- March 12, 2020
- Jeffrey A. Rubin
If you are an accident victim and in need of cash to pay bills you may qualify for a Pre Settlement loan. Assuming you qualify, most companies allow for the filling our of an online Application to apply for a PreSettlement Funding.
Most companies will request documents from your lawyer to review the merits of your case. Things they look for may include the policy amount available, severity of the injury and likelihood of recovery. The financial need of the client is not taken into consideration. It is a business decision in almost all cases.
There are 3 items to consider when trying to takeout out a Pre settlement loan.
First, the interest rate. Most PreSettlement companies charge compounded interest, usually monthly. Compounded interest is interest on top of, say, the previous months interest and principal. On the other hand, some Pre Settlement companies charge a fixed rate which does not change as time goes on.
The second thing to look for is does the Pre Settlement company charge a fee at any time during the transaction. Many Pre Settlement Funding companies charge an application, processing, underwriting or maintenance fee. On the other hand, very few charge no fees at all.
Finally, the last item to look for is the cost of incidentals. While a bank wire might cost the PreSettlement company $30, see if they charge a premium, like $140 to you, to send that wire. When you add all of these possible charges up, the loan can end up costing a lot of money.
What is the Difference between Oasis Financial, Redwood Funding, Bridgeway Legal, Covered Bridge Funding and Momentum Funding?
Call each Pre Settlement Funding company that you might be interested in getting Pre Settlement Funding from. You must ask them: 1) Do they charge fees? 2) Do they compound their interest? 3) What do they charge for a bank wire? Then you need to compare apples to apples and see who is the cheapest Pre Settlement Funding Company.
Every state has different rules as to whether ones own lawyer can lend you money. Most states prohibit the lawyer from lending money to a client. Some states allow for the lending of money in regards to incidentals like travel to a doctor. Other states allow the lending of money but not interest. You must inquire of your lawyer as to that particular states rules.
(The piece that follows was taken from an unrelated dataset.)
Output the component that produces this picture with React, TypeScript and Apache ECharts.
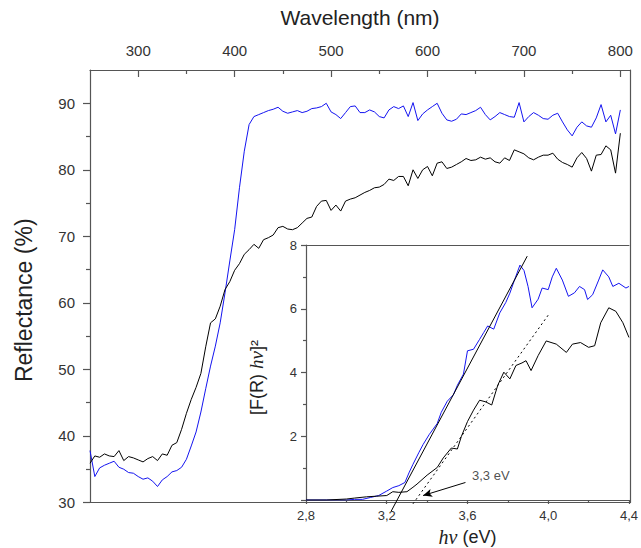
import React, { useEffect, useRef } from 'react';
import * as echarts from 'echarts';

// ---------- Main plot data ----------
const wavelengthNm = [
  250, 255, 260, 265, 270, 275, 280, 285, 290, 295,
  300, 305, 310, 315, 320, 325, 330, 335, 340, 345,
  350, 355, 360, 365, 370, 375, 380, 385, 390, 395,
  400, 405, 410, 415, 420, 425, 430, 435, 440, 445,
  450, 455, 460, 465, 470, 475, 480, 485, 490, 495,
  500, 505, 510, 515, 520, 525, 530, 535, 540, 545,
  550, 555, 560, 565, 570, 575, 580, 585, 590, 595,
  600, 605, 610, 615, 620, 625, 630, 635, 640, 645,
  650, 655, 660, 665, 670, 675, 680, 685, 690, 695,
  700, 705, 710, 715, 720, 725, 730, 735, 740, 745,
  750, 755, 760, 765, 770, 775, 780, 785, 790, 795,
  800,
];

const reflectanceBlue = [
  37.8, 33.9, 35.2, 35.6, 35.9, 36.2, 35.3, 35.0, 34.5, 34.4,
  33.9, 33.5, 33.7, 33.2, 32.4, 33.4, 33.9, 34.6, 34.8, 35.3,
  36.5, 38.5, 40.6, 43.6, 47.1, 50.5, 53.5, 57.0, 61.5, 66.3,
  71.0, 77.3, 82.8, 86.8, 88.0, 88.3, 88.6, 88.9, 89.1, 89.4,
  88.8, 88.5, 88.7, 88.9, 88.6, 88.8, 89.2, 89.3, 89.5, 90.0,
  88.7, 88.3, 87.7, 88.6, 89.5, 89.6, 88.6, 88.6, 89.0, 88.7,
  88.0, 87.8, 89.0, 89.5, 89.2, 89.6, 88.0, 90.1, 87.4, 88.4,
  89.0, 89.5, 90.0, 88.5, 87.5, 87.3, 87.6, 88.4, 88.3, 88.6,
  88.9, 89.4, 88.3, 87.5, 88.0, 88.6, 88.3, 88.0, 87.9, 90.1,
  87.2, 88.0, 88.6, 88.2, 87.7, 87.6, 88.2, 88.5, 87.2, 86.0,
  85.1, 86.4, 87.2, 86.6, 86.4, 87.8, 89.8, 87.2, 88.2, 85.4,
  89.0,
];

const reflectanceBlack = [
  35.9, 37.0, 36.8, 37.3, 37.0, 36.9, 37.8, 36.3, 36.9, 36.7,
  36.4, 36.1, 36.6, 36.9, 36.3, 37.3, 37.1, 38.6, 39.0, 41.0,
  43.4, 45.5, 47.3, 49.4, 53.4, 57.0, 57.6, 59.5, 62.0, 63.2,
  64.9, 65.9, 67.3, 68.0, 68.8, 68.2, 69.5, 69.8, 70.2, 71.3,
  71.5, 71.1, 71.0, 71.3, 72.0, 72.7, 72.9, 74.5, 75.3, 75.4,
  73.9, 74.7, 73.8, 75.3, 75.6, 75.8, 76.2, 76.6, 76.9, 77.3,
  77.4, 77.8, 78.6, 78.4, 79.0, 79.0, 77.6, 80.0, 78.7, 80.0,
  80.5, 79.1, 81.0, 81.2, 80.2, 80.4, 80.8, 81.2, 81.7, 81.4,
  81.5, 81.9, 81.6, 81.8, 81.2, 81.0, 81.8, 81.4, 83.0, 82.7,
  82.4, 81.8, 81.5, 81.9, 82.2, 82.2, 82.5, 81.6, 81.1, 80.8,
  80.4, 81.8, 82.6, 81.7, 79.8, 82.2, 82.3, 83.6, 83.0, 79.5,
  85.5,
];

const topTickValues = [300, 400, 500, 600, 700, 800];
const topMinorTickValues = [350, 450, 550, 650, 750];
const leftTickValues = [30, 40, 50, 60, 70, 80, 90];
const leftMinorTickValues = [35, 45, 55, 65, 75, 85];

// ---------- Inset data ----------
const insetEnergyBlue = [
  2.8, 2.9, 3.0, 3.04, 3.08, 3.12, 3.16, 3.2, 3.23, 3.26,
  3.29, 3.31, 3.33, 3.36, 3.38, 3.41, 3.45, 3.47, 3.5, 3.53,
  3.55, 3.58, 3.6, 3.63, 3.66, 3.68, 3.7, 3.73, 3.76, 3.79,
  3.81, 3.83, 3.86, 3.88, 3.9, 3.92, 3.95, 3.97, 4.0, 4.02,
  4.04, 4.07, 4.1, 4.13, 4.155, 4.18, 4.195, 4.22, 4.25, 4.27,
  4.3, 4.32, 4.35, 4.385, 4.4,
];
const insetBlue = [
  0, 0, 0, 0.02, 0.02, 0.08, 0.14, 0.28, 0.39, 0.45,
  0.55, 0.85, 1.12, 1.5, 1.74, 2.05, 2.4, 2.75, 3.1, 3.3,
  3.6, 3.95, 4.68, 4.73, 5.04, 5.25, 5.46, 5.36, 5.87, 6.2,
  6.49, 6.85, 7.37, 7.2, 6.7, 6.03, 6.3, 6.65, 6.6, 7.0,
  7.27, 6.9, 6.39, 6.5, 6.7, 6.6, 6.29, 6.44, 6.9, 7.22,
  7.0, 6.7, 6.8, 6.65, 6.7,
];

const insetEnergyBlack = [
  2.8, 2.9, 3.0, 3.04, 3.1, 3.15, 3.2, 3.23, 3.26, 3.3,
  3.33, 3.35, 3.4, 3.45, 3.48, 3.52, 3.55, 3.57, 3.6, 3.63,
  3.66, 3.69, 3.72, 3.75, 3.78, 3.81, 3.84, 3.87, 3.89, 3.915,
  3.95, 3.99, 4.04, 4.09, 4.12, 4.16, 4.2, 4.23, 4.26, 4.3,
  4.335, 4.37, 4.4,
];
const insetBlack = [
  0, 0, 0.03, 0.06, 0.1, 0.12, 0.14, 0.26, 0.24, 0.26,
  0.4, 0.5, 0.78, 1.02, 1.32, 1.63, 1.6, 2.0, 2.46, 2.82,
  3.13, 3.08, 2.98, 3.6, 4.01, 3.8, 4.22, 4.3, 4.37, 4.06,
  4.53, 4.99, 4.89, 4.63, 4.89, 4.94, 4.79, 4.84, 5.56, 6.03,
  5.92, 5.56, 5.1,
];

const fitBlueEnergy = [3.222, 3.896];
const fitBlueValue = [-0.35, 7.65];
const fitBlackEnergy = [3.33, 4.0];
const fitBlackValue = [-0.12, 5.8];

const arrowStart = [3.59, 0.55];
const arrowEnd = [3.38, 0.14];
const annotationPos = [3.62, 0.76];
const annotationText = '3,3 eV';

const zip = (xs: number[], ys: number[]) => xs.map((x, i) => [x, ys[i]]);

const SANS = '"Liberation Sans", Arial, sans-serif';
const SERIF = '"Liberation Serif", "Times New Roman", serif';
const AXIS = '#555';
const BLUE = '#1414f0';

export default function App() {
  const ref = useRef<HTMLDivElement>(null);

  useEffect(() => {
    document.body.style.margin = '0';
    if (!ref.current) return;
    const chart = echarts.init(ref.current, undefined, { renderer: 'svg' });

    const axisLine = { show: true, onZero: false, lineStyle: { color: AXIS, width: 1.2 } };
    const tickStyle = { color: AXIS, width: 1.2 };
    // an axis that only draws its line (used for frame borders)
    const borderOnly = {
      axisLine,
      axisTick: { show: false },
      axisLabel: { show: false },
      splitLine: { show: false },
    };

    chart.setOption({
      animation: false,
      backgroundColor: '#fff',
      grid: [
        { left: 90, top: 70, width: 540, height: 432.5, show: false },
        {
          left: 306, top: 245, width: 324, height: 257.5,
          show: true, borderWidth: 0, borderColor: 'transparent', backgroundColor: '#fff',
        },
      ],
      xAxis: [
        {
          gridIndex: 0, type: 'value', position: 'top', min: 250, max: 810,
          name: 'Wavelength (nm)', nameLocation: 'middle', nameGap: 42,
          nameTextStyle: { fontSize: 21, color: '#222', fontFamily: SANS },
          axisLine,
          axisTick: { show: true, inside: true, length: 7, customValues: topTickValues, lineStyle: tickStyle },
          axisLabel: { customValues: topTickValues, fontSize: 15, color: '#333', fontFamily: SANS, margin: 12 },
          splitLine: { show: false },
        },
        {
          gridIndex: 0, type: 'value', position: 'top', min: 250, max: 810,
          axisLine: { show: false, onZero: false },
          axisTick: { show: true, inside: true, length: 4, customValues: topMinorTickValues, lineStyle: tickStyle },
          axisLabel: { show: false },
          splitLine: { show: false },
        },
        {
          gridIndex: 1, type: 'value', position: 'bottom', min: 2.8, max: 4.4, interval: 0.4,
          name: '{i|hν} (eV)', nameLocation: 'middle', nameGap: 27,
          nameTextStyle: {
            fontSize: 18, color: '#222', fontFamily: SANS,
            rich: { i: { fontSize: 20, fontStyle: 'italic', fontFamily: SERIF, color: '#222' } },
          },
          axisLine,
          axisTick: { show: true, length: 4, lineStyle: tickStyle },
          minorTick: { show: true, splitNumber: 2, length: 3, lineStyle: tickStyle },
          axisLabel: {
            fontSize: 13, color: '#333', fontFamily: SANS, margin: 9,
            formatter: (v: number) => v.toFixed(1).replace('.', ','),
          },
          splitLine: { show: false },
        },
        { gridIndex: 0, type: 'value', position: 'bottom', min: 250, max: 810, ...borderOnly },
        { gridIndex: 1, type: 'value', position: 'top', min: 2.8, max: 4.4, ...borderOnly },
      ],
      yAxis: [
        {
          gridIndex: 0, type: 'value', position: 'left', min: 30, max: 95,
          name: 'Reflectance (%)', nameLocation: 'middle', nameGap: 55,
          nameTextStyle: { fontSize: 23, color: '#222', fontFamily: SANS, padding: [0, 28, 0, 0] },
          axisLine,
          axisTick: { show: true, length: 7, customValues: leftTickValues, lineStyle: tickStyle },
          axisLabel: { customValues: leftTickValues, fontSize: 15, color: '#333', fontFamily: SANS, margin: 15 },
          splitLine: { show: false },
        },
        {
          gridIndex: 0, type: 'value', position: 'left', min: 30, max: 95,
          axisLine: { show: false, onZero: false },
          axisTick: { show: true, length: 4, customValues: leftMinorTickValues, lineStyle: tickStyle },
          axisLabel: { show: false },
          splitLine: { show: false },
        },
        {
          gridIndex: 1, type: 'value', position: 'left', min: 0, max: 8, interval: 2,
          name: '[F(R) {i|hν}]²', nameLocation: 'middle', nameGap: 40,
          nameTextStyle: {
            fontSize: 18, color: '#222', fontFamily: SANS, padding: [0, 10, 0, 0],
            rich: { i: { fontSize: 19, fontStyle: 'italic', fontFamily: SERIF, color: '#222' } },
          },
          axisLine,
          axisTick: { show: true, length: 5, lineStyle: tickStyle },
          minorTick: { show: true, splitNumber: 2, length: 3, lineStyle: tickStyle },
          axisLabel: {
            fontSize: 13, color: '#333', fontFamily: SANS, margin: 9,
            formatter: (v: number) => (v === 0 ? '' : String(v)),
          },
          splitLine: { show: false },
        },
        { gridIndex: 0, type: 'value', position: 'right', min: 30, max: 95, ...borderOnly },
      ],
      series: [
        {
          type: 'line', xAxisIndex: 0, yAxisIndex: 0, data: zip(wavelengthNm, reflectanceBlue),
          showSymbol: false, symbol: 'none', lineStyle: { color: BLUE, width: 1 }, z: 3,
        },
        {
          type: 'line', xAxisIndex: 0, yAxisIndex: 0, data: zip(wavelengthNm, reflectanceBlack),
          showSymbol: false, symbol: 'none', lineStyle: { color: '#000', width: 1 }, z: 3,
        },
        {
          type: 'line', xAxisIndex: 2, yAxisIndex: 2, data: zip(insetEnergyBlue, insetBlue),
          showSymbol: false, symbol: 'none', lineStyle: { color: BLUE, width: 1 }, z: 4,
        },
        {
          type: 'line', xAxisIndex: 2, yAxisIndex: 2, data: zip(insetEnergyBlack, insetBlack),
          showSymbol: false, symbol: 'none', lineStyle: { color: '#000', width: 1 }, z: 4,
        },
        {
          type: 'line', xAxisIndex: 2, yAxisIndex: 2, data: zip(fitBlueEnergy, fitBlueValue),
          showSymbol: false, symbol: 'none', clip: false, lineStyle: { color: '#000', width: 1 }, z: 5,
        },
        {
          type: 'line', xAxisIndex: 2, yAxisIndex: 2, data: zip(fitBlackEnergy, fitBlackValue),
          showSymbol: false, symbol: 'none', clip: false,
          lineStyle: { color: '#000', width: 1, type: [2, 3] }, z: 5,
          markLine: {
            silent: true, symbol: ['none', 'arrow'], symbolSize: [6, 9],
            label: { show: false },
            lineStyle: { color: '#000', width: 1, type: 'solid' },
            data: [[{ coord: arrowStart }, { coord: arrowEnd }]],
          },
        },
        {
          type: 'scatter', xAxisIndex: 2, yAxisIndex: 2, data: [annotationPos],
          symbolSize: 1, itemStyle: { color: 'rgba(0,0,0,0)' }, silent: true, z: 6,
          label: {
            show: true, position: 'right', distance: 0, formatter: annotationText,
            fontSize: 13, color: '#222', fontFamily: SANS,
          },
        },
      ],
    });

    return () => chart.dispose();
  }, []);

  return <div ref={ref} style={{ width: 641, height: 548 }} />;
}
Most PreSettlement Funding companies will not advance money to an accident victim unless they have a lawyer. The lawyer will “insure” that the Pre Settlement Funding company is paid back. There is a greater risk of not being paid back with only the accident victim signing for the loan.
Most states allow for Pre Settlement Funding. Some states, like Colorado, Maryland and South Dakota forbid PreSettlement Funding. One’s own lawyer must be familiar with the states rules in regards to allowing their client to obtain Pre Settlement Funding.
What is the difference between Pre Settlement Funding, Lawsuit Funding, Legal Funding, Accident Loans, Lawsuit Finance, Lawsuit Loans etc?
No difference as it applies to the client who is borrowing.